In the first step, where a different clustering is found in each dataset, inside
the `buildMOC()` function, the clustering algorithms available are: 

* k-means clustering (`method="kmeans"`), for which the `kmeans()` function of
the `stats` R package is used (see [this link](https://www.rdocumentation.org/packages/stats/versions/3.6.2/topics/kmeans)
for the documentation);
* hierarchical clustering (`method="hclust"`), for which the `hclust()` function
of the `stats` R package is used (see [this link](https://www.rdocumentation.org/packages/stats/versions/3.6.2/topics/hclust)
for the documentation);
* partitioning around medoids (`method="pam"`), for which the `pam()` function
of the `cluster` R package is used (see [this
link](https://www.rdocumentation.org/packages/cluster/versions/2.1.0/topics/pam)
for the documentation).

If you would like to use a different clustering algorithm for each of your
datasets, you can pass a vector of strings to the `method` argument. For
example, by setting `method = c("kmeans", "hclust", "pam")` the clusters in the
first dataset will be determined using k-means clustering, in the second one
hierarchical clustering, and so on.

**Inside `coca()`**

To build the consensus clustering matrix, the default clustering algorithm is
k-means, as implemented in the `stats` package. The default maximum number of
iterations is 1000. If you would like to increase it, you can use the
`maxIterKM` argument of the `coca()` function. Alternatively, one can select to
use hierarchical clustering; this can be achieved by setting
`ccClMethod = "hclust"`. The distance used with hierarchical clustering can be
selected via the `ccDistHC` argument of the `coca()` function.

To find the final clustering based on the consensus matrix, hierarchical
clustering is used. The agglomeration method used in this step can be chosen via
the `hclustMethod` of the `coca()` function. The available options are the same
as in the `hclust()` function of the `stats` R package.

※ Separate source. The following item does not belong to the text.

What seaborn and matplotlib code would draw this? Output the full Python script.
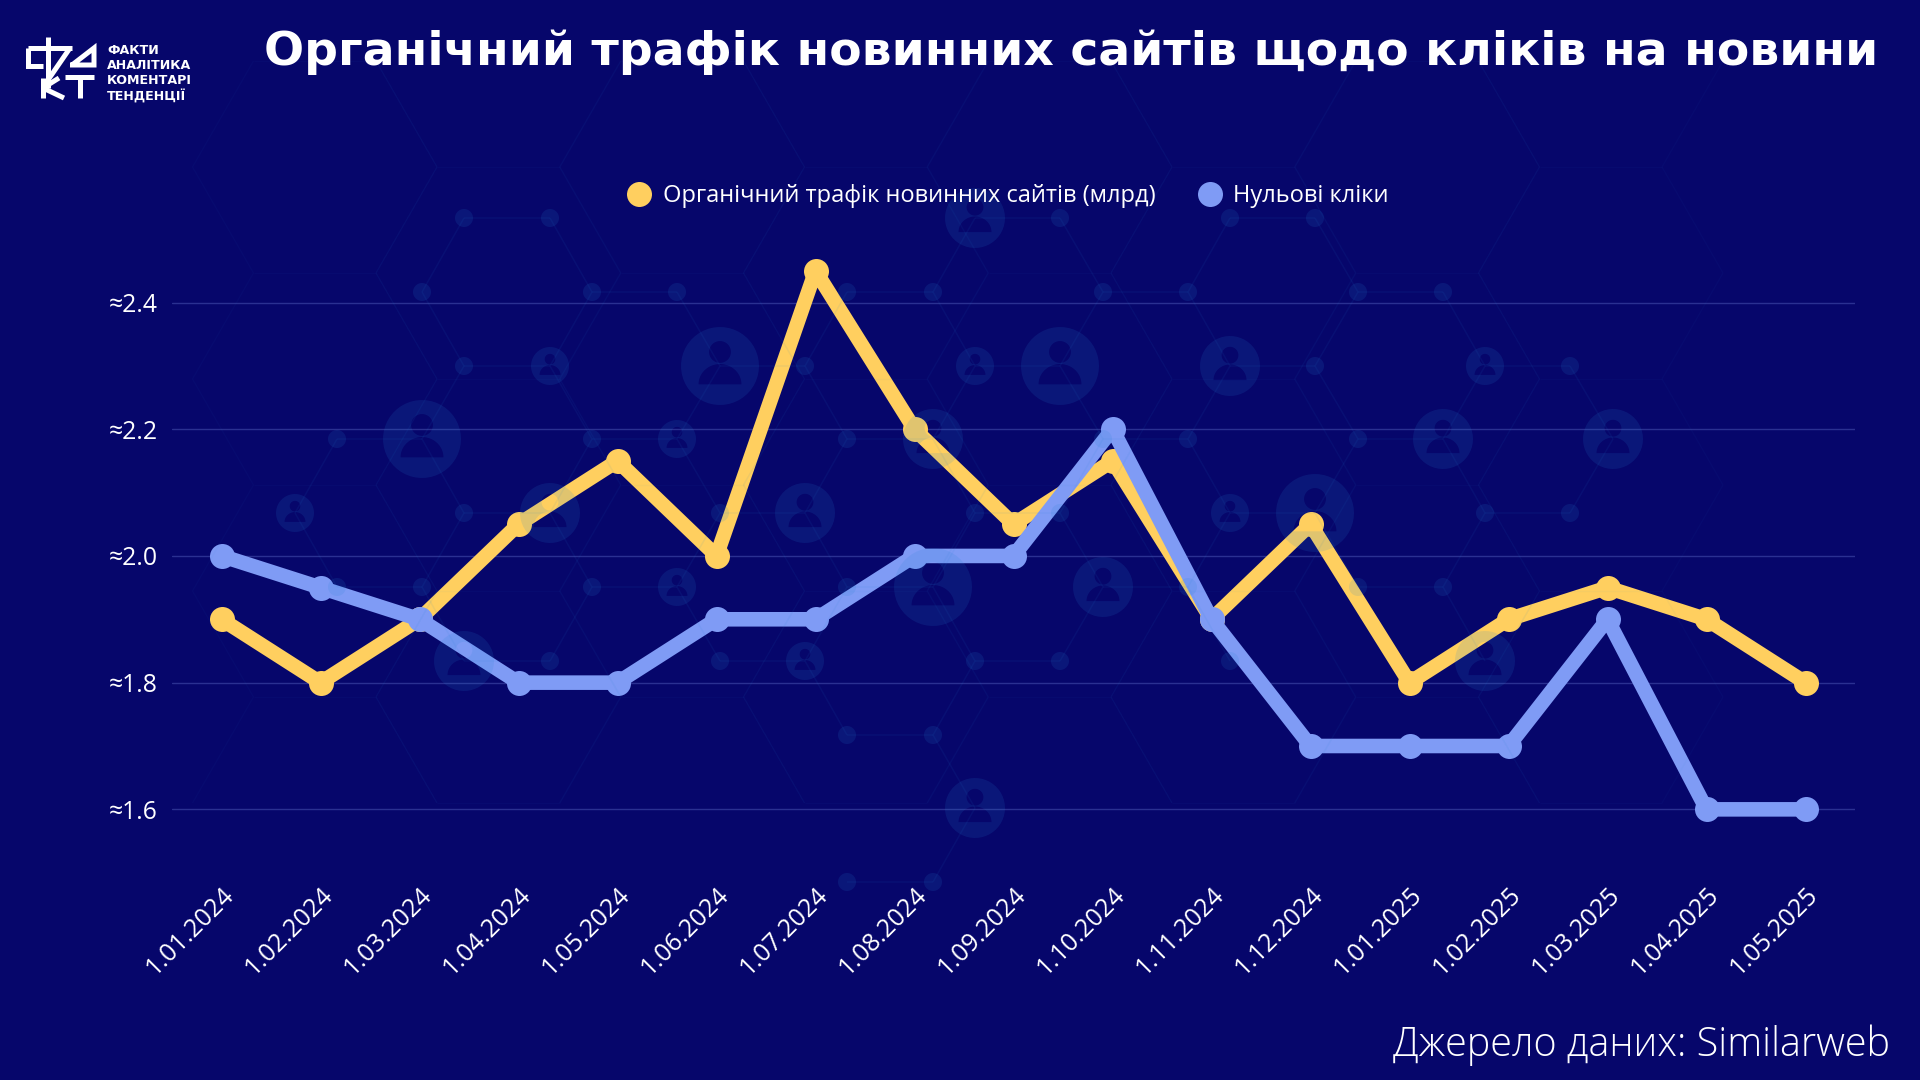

# Warning and error messages

If you get one or more error messages saying 
`did not converge in 1000 iterations` when using the `coca()` function, it means
that you are using the k-means clustering algorithm and that it did not converge
within the maximum number of iterations (the default is 1000). If you would like
to change the maximum number of iterations or use a different clustering
algorithm, please see the previous section.

# References

Aure, M.R., Vitelli, V., Jernström, S., Kumar, S., Krohn, M., Due, E.U.,
Haukaas, T.H., Leivonen, S.K., Vollan, H.K.M., Lüders, T. and Rødland, E.
(2017). Integrative clustering reveals a novel split in the luminal A subtype of
breast cancer with impact on outcome. Breast Cancer Research, 19(1), p.44.

Cabassi, A. and Kirk, P. D. W. (2019). Multiple kernel learning for integrative
consensus clustering of ’omic datasets. arXiv preprint. arXiv:1904.07701.

Hoadley, K.A., Yau, C., Wolf, D.M., Cherniack, A.D., Tamborero, D., Ng, S.,
Leiserson, M.D., Niu, B., McLellan, M.D., Uzunangelov, V. and Zhang, J., 2014.
Multiplatform analysis of 12 cancer types reveals molecular classification
within and across tissues of origin. Cell, 158(4), pp.929-944.

Monti, S. et al. (2003). Consensus Clustering: A Resampling-Based Method for
Class Discovery and Visualization of Gene. Machine Learning, 52(i), 91–118.

The Cancer Genome Atlas (2012). Comprehensive molecular portraits of human
breast tumours. Nature, 487(7407), 61–70.